__Data rows__

— begin —

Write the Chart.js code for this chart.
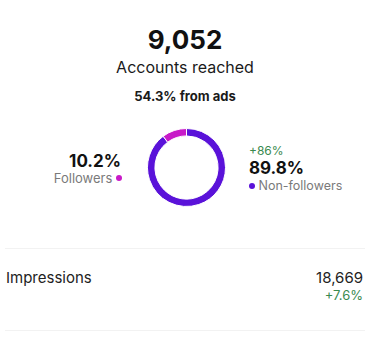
<!DOCTYPE html>
<html>
<head>
<meta charset="utf-8">
<script src="https://cdn.jsdelivr.net/npm/chart.js@4"></script>
<style>
  html, body { margin: 0; padding: 0; background: #fff; width: 370px; height: 343px; overflow: hidden; }
  body { position: relative; font-family: Inter, "Noto Sans", sans-serif; color: #111; }
  .t { position: absolute; white-space: nowrap; line-height: 1; }
  .c { left: 0; width: 370px; text-align: center; }
  .dot { display: inline-block; width: 6px; height: 6px; border-radius: 50%; vertical-align: middle; position: relative; top: -1px; }
  .sep { position: absolute; left: 5px; width: 360px; height: 1px; background: #f2f2f2; }
  #wrap { position: absolute; left: 147px; top: 128px; width: 79px; height: 79px; }
</style>
</head>
<body>
<div class="t c" id="total" style="top:27px; font-size:26px; font-weight:700;"></div>
<div class="t c" id="subtitle" style="top:59px; font-size:16px; font-weight:400; color:#1a1a1a;"></div>
<div class="t c" id="ads" style="top:90px; font-size:13px; font-weight:700; color:#1a1a1a;"></div>

<div class="t" id="leftPct" style="right:249px; top:153px; font-size:17px; font-weight:700;"></div>
<div class="t" id="leftLbl" style="right:248px; top:172px; font-size:13px; color:#7a7a7a;"></div>

<div class="t" id="rightDelta" style="left:249px; top:145px; font-size:12px; color:#3a8a4f;"></div>
<div class="t" id="rightPct" style="left:249px; top:160px; font-size:17px; font-weight:700;"></div>
<div class="t" id="rightLbl" style="left:249px; top:180px; font-size:12.5px; color:#7a7a7a;"></div>

<div id="wrap"><canvas id="donut" width="79" height="79"></canvas></div>

<div class="sep" style="top:248px;"></div>
<div class="t" id="metricName" style="left:6px; top:270px; font-size:15px; color:#222;"></div>
<div class="t" id="metricVal" style="right:7px; top:270px; font-size:15px; color:#222;"></div>
<div class="t" id="metricDelta" style="right:7px; top:289px; font-size:13px; color:#3a8a4f;"></div>
<div class="sep" style="top:330px;"></div>

<script>
// ---- data ----
const segmentLabels = ['Non-followers', 'Followers'];
const segmentValues = [89.8, 10.2];
const segmentColors = ['#5a12d9', '#c81ac8'];
const headlineValue = '9,052';
const headlineLabel = 'Accounts reached';
const adsShare = '54.3% from ads';
const nonFollowerChange = '+86%';
const metricLabels = ['Impressions'];
const metricValues = ['18,669'];
const metricChanges = ['+7.6%'];

// ---- text ----
document.getElementById('total').textContent = headlineValue;
document.getElementById('subtitle').textContent = headlineLabel;
document.getElementById('ads').textContent = adsShare;
document.getElementById('leftPct').textContent = segmentValues[1].toFixed(1) + '%';
document.getElementById('leftLbl').innerHTML = segmentLabels[1] + ' <span class="dot" style="background:' + segmentColors[1] + '"></span>';
document.getElementById('rightDelta').textContent = nonFollowerChange;
document.getElementById('rightPct').textContent = segmentValues[0].toFixed(1) + '%';
document.getElementById('rightLbl').innerHTML = '<span class="dot" style="background:' + segmentColors[0] + '"></span> ' + segmentLabels[0];
document.getElementById('metricName').textContent = metricLabels[0];
document.getElementById('metricVal').textContent = metricValues[0];
document.getElementById('metricDelta').textContent = metricChanges[0];

// ---- chart ----
new Chart(document.getElementById('donut'), {
  type: 'doughnut',
  data: {
    labels: segmentLabels,
    datasets: [{
      data: segmentValues,
      backgroundColor: segmentColors,
      borderColor: '#ffffff',
      borderWidth: 1
    }]
  },
  options: {
    responsive: false,
    animation: false,
    cutout: '81%',
    layout: { padding: 0 },
    plugins: { legend: { display: false }, tooltip: { enabled: false } }
  }
});
</script>
</body>
</html>
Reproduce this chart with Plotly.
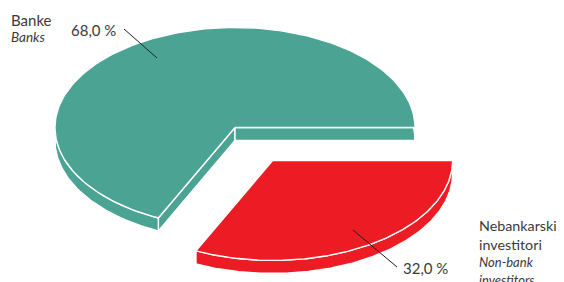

— end —

__Written instruction__
Repeat the records above exactly, leaving out any pictures they contain.

__The reply__
Write the Chart.js code for this chart.
<!DOCTYPE html>
<html>
<head>
<meta charset="utf-8">
<script src="https://cdn.jsdelivr.net/npm/chart.js@4"></script>
<style>
  html, body { margin: 0; padding: 0; background: #fff; width: 370px; height: 343px; overflow: hidden; }
  body { position: relative; font-family: Inter, "Noto Sans", sans-serif; color: #111; }
  .t { position: absolute; white-space: nowrap; line-height: 1; }
  .c { left: 0; width: 370px; text-align: center; }
  .dot { display: inline-block; width: 6px; height: 6px; border-radius: 50%; vertical-align: middle; position: relative; top: -1px; }
  .sep { position: absolute; left: 5px; width: 360px; height: 1px; background: #f2f2f2; }
  #wrap { position: absolute; left: 147px; top: 128px; width: 79px; height: 79px; }
</style>
</head>
<body>
<div class="t c" id="total" style="top:27px; font-size:26px; font-weight:700;"></div>
<div class="t c" id="subtitle" style="top:59px; font-size:16px; font-weight:400; color:#1a1a1a;"></div>
<div class="t c" id="ads" style="top:90px; font-size:13px; font-weight:700; color:#1a1a1a;"></div>

<div class="t" id="leftPct" style="right:249px; top:153px; font-size:17px; font-weight:700;"></div>
<div class="t" id="leftLbl" style="right:248px; top:172px; font-size:13px; color:#7a7a7a;"></div>

<div class="t" id="rightDelta" style="left:249px; top:145px; font-size:12px; color:#3a8a4f;"></div>
<div class="t" id="rightPct" style="left:249px; top:160px; font-size:17px; font-weight:700;"></div>
<div class="t" id="rightLbl" style="left:249px; top:180px; font-size:12.5px; color:#7a7a7a;"></div>

<div id="wrap"><canvas id="donut" width="79" height="79"></canvas></div>

<div class="sep" style="top:248px;"></div>
<div class="t" id="metricName" style="left:6px; top:270px; font-size:15px; color:#222;"></div>
<div class="t" id="metricVal" style="right:7px; top:270px; font-size:15px; color:#222;"></div>
<div class="t" id="metricDelta" style="right:7px; top:289px; font-size:13px; color:#3a8a4f;"></div>
<div class="sep" style="top:330px;"></div>

<script>
// ---- data ----
const segmentLabels = ['Non-followers', 'Followers'];
const segmentValues = [89.8, 10.2];
const segmentColors = ['#5a12d9', '#c81ac8'];
const headlineValue = '9,052';
const headlineLabel = 'Accounts reached';
const adsShare = '54.3% from ads';
const nonFollowerChange = '+86%';
const metricLabels = ['Impressions'];
const metricValues = ['18,669'];
const metricChanges = ['+7.6%'];

// ---- text ----
document.getElementById('total').textContent = headlineValue;
document.getElementById('subtitle').textContent = headlineLabel;
document.getElementById('ads').textContent = adsShare;
document.getElementById('leftPct').textContent = segmentValues[1].toFixed(1) + '%';
document.getElementById('leftLbl').innerHTML = segmentLabels[1] + ' <span class="dot" style="background:' + segmentColors[1] + '"></span>';
document.getElementById('rightDelta').textContent = nonFollowerChange;
document.getElementById('rightPct').textContent = segmentValues[0].toFixed(1) + '%';
document.getElementById('rightLbl').innerHTML = '<span class="dot" style="background:' + segmentColors[0] + '"></span> ' + segmentLabels[0];
document.getElementById('metricName').textContent = metricLabels[0];
document.getElementById('metricVal').textContent = metricValues[0];
document.getElementById('metricDelta').textContent = metricChanges[0];

// ---- chart ----
new Chart(document.getElementById('donut'), {
  type: 'doughnut',
  data: {
    labels: segmentLabels,
    datasets: [{
      data: segmentValues,
      backgroundColor: segmentColors,
      borderColor: '#ffffff',
      borderWidth: 1
    }]
  },
  options: {
    responsive: false,
    animation: false,
    cutout: '81%',
    layout: { padding: 0 },
    plugins: { legend: { display: false }, tooltip: { enabled: false } }
  }
});
</script>
</body>
</html>
Reproduce this chart with Plotly.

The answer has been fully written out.